# Slice category and free objects

*The slice category or over category $$C/c$$ of a category $$C$$ over an object $$c∈C$$ has

objects that are all arrows $$f∈C$$ such that $$cod(f)=c$$,

and

morphisms $$g:X→X'∈C$$ from $$f:X→c$$ to $$f':X'→c$$ such that $$f'∘g=f$$.

*There is a forgetful functor $$U_{c}: C/c→C$$ which maps an object $$f: X→c$$ to its domain $$X$$ and a morphism $$g:X→X'∈C/c$$ (from $$f:X→c$$ to $$f':X'→c$$ such that $$f'∘g=f$$) to the morphism $$g: X→X'$$.

Please i need to know how one can define free objects using the free functor in that category.

• It is not very clear what you mean by free objects in this context (you are not working over a concrete category). Do you mean to ask whether your forgetful functor has a left adjoint ? Commented Nov 13, 2019 at 20:57
• Yes that what i actually mean Commented Nov 13, 2019 at 21:06
• Then in general it won't exist.
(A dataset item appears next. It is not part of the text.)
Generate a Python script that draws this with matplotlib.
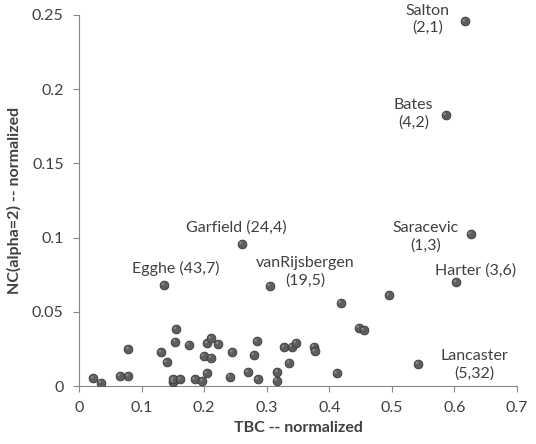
import matplotlib
matplotlib.use("Agg")
import matplotlib.pyplot as plt
from matplotlib.path import Path
import numpy as np

# unlabeled points
tbc = [0.023, 0.035, 0.0655, 0.079, 0.079, 0.131, 0.140, 0.155, 0.154, 0.150,
       0.151, 0.162, 0.175, 0.185, 0.197, 0.204, 0.199, 0.205, 0.211, 0.211,
       0.2225, 0.245, 0.241, 0.270, 0.2796, 0.284, 0.286, 0.316, 0.317, 0.3275,
       0.336, 0.340, 0.3466, 0.3754, 0.3765, 0.4116, 0.418, 0.4957, 0.4468, 0.4548]
nc = [0.0052, 0.0022, 0.0067, 0.0067, 0.0249, 0.0227, 0.0160, 0.0384, 0.0299, 0.0029,
      0.0045, 0.0045, 0.0278, 0.0045, 0.0034, 0.0086, 0.0204, 0.0288, 0.0321, 0.0191,
      0.0283, 0.0227, 0.0063, 0.0094, 0.0209, 0.0301, 0.0045, 0.0036, 0.0094, 0.0260,
      0.0157, 0.0265, 0.0290, 0.0265, 0.0234, 0.0086, 0.0561, 0.0611, 0.0393, 0.0377]

# labeled points
names = ["Salton\n(2,1)", "Bates\n(4,2)", "Saracevic\n(1,3)", "Harter (3,6)",
         "Lancaster\n(5,32)", "Garfield (24,4)", "Egghe (43,7)", "vanRijsbergen\n(19,5)"]
name_tbc = [0.6166, 0.5858, 0.6257, 0.6028, 0.542, 0.260, 0.136, 0.305]
name_nc = [0.2457, 0.1826, 0.1024, 0.0699, 0.0148, 0.0957, 0.068, 0.0674]
label_offsets = [(-37, 2), (-32, 1), (-45, -3), (19, 12), (56, -1), (-5, 16), (12, 17), (35, 14)]

x_ticks = [0, 0.1, 0.2, 0.3, 0.4, 0.5, 0.6, 0.7]
y_ticks = [0, 0.05, 0.1, 0.15, 0.2, 0.25]
x_ticklabels = ["0", "0.1", "0.2", "0.3", "0.4", "0.5", "0.6", "0.7"]
y_ticklabels = ["0", "0.05", "0.1", "0.15", "0.2", "0.25"]

plt.rcParams['font.family'] = ['Lato', 'DejaVu Sans']
text_color = "#404040"
spine_color = "#888888"
fs = 11.5

fig = plt.figure(figsize=(5.36, 4.44), dpi=100)
ax = fig.add_axes([79/536, 58/444, (517-79)/536, (386-15)/444])

all_x = tbc + name_tbc
all_y = nc + name_nc
ax.scatter(all_x, all_y, s=40, color="#5e5e5e", edgecolors="#3a3a3a", linewidths=0.6, zorder=3)

# small off-centre highlight (upper-left) to imitate the shaded spheres
t = np.linspace(0, 2*np.pi, 40)
circ = np.column_stack([np.cos(t) * 0.3 - 0.25, np.sin(t) * 0.3 + 0.25])
verts = np.vstack([[[0.0, 1.0]], circ])
codes = [Path.MOVETO, Path.MOVETO] + [Path.LINETO] * (len(circ) - 2) + [Path.CLOSEPOLY]
hl = Path(verts, codes)
ax.scatter(all_x, all_y, s=40, marker=hl, color="#8a8a8a", edgecolors="none", zorder=4)

for nm, x, y, off in zip(names, name_tbc, name_nc, label_offsets):
    ax.annotate(nm, (x, y), xytext=off, textcoords="offset pixels",
                ha="center", va="center", fontsize=fs, color=text_color,
                linespacing=1.25)

ax.set_xlim(0, 0.7)
ax.set_ylim(0, 0.25)
ax.set_xticks(x_ticks)
ax.set_xticklabels(x_ticklabels)
ax.set_yticks(y_ticks)
ax.set_yticklabels(y_ticklabels)
ax.tick_params(axis="both", colors=spine_color, labelcolor=text_color, labelsize=fs,
               length=4, width=0.8, direction="out", pad=7)
for s in ["top", "right"]:
    ax.spines[s].set_visible(False)
for s in ["left", "bottom"]:
    ax.spines[s].set_color(spine_color)
    ax.spines[s].set_linewidth(0.8)

ax.set_xlabel("TBC -- normalized", fontsize=fs, fontweight="bold", color=text_color, labelpad=4)
ax.set_ylabel("NC(alpha=2) -- normalized", fontsize=fs, fontweight="bold", color=text_color, labelpad=7)

fig.savefig("out.png", dpi=100)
Try to work out a simple example, like $C$ is the category of sets, and $c=\{0,1\}$. Commented Nov 13, 2019 at 21:21

## 1 Answer

The forgetful functor does not have a left adjoint in general, because the identity on $$c$$ is the terminal object of $$C/c$$, even if $$U_c(id_c)=c$$ is not a terminal object in $$C$$. In fact, if $$c$$ is terminal then $$U_c$$ is an isomorphism, so $$U_c$$ has a left adjoint if and only if it has an inverse.

On the other hand, if $$C$$ has products then $$U_c$$ has a right adjoint, which takes an object $$X$$ to the projection $$X\times c\to c$$.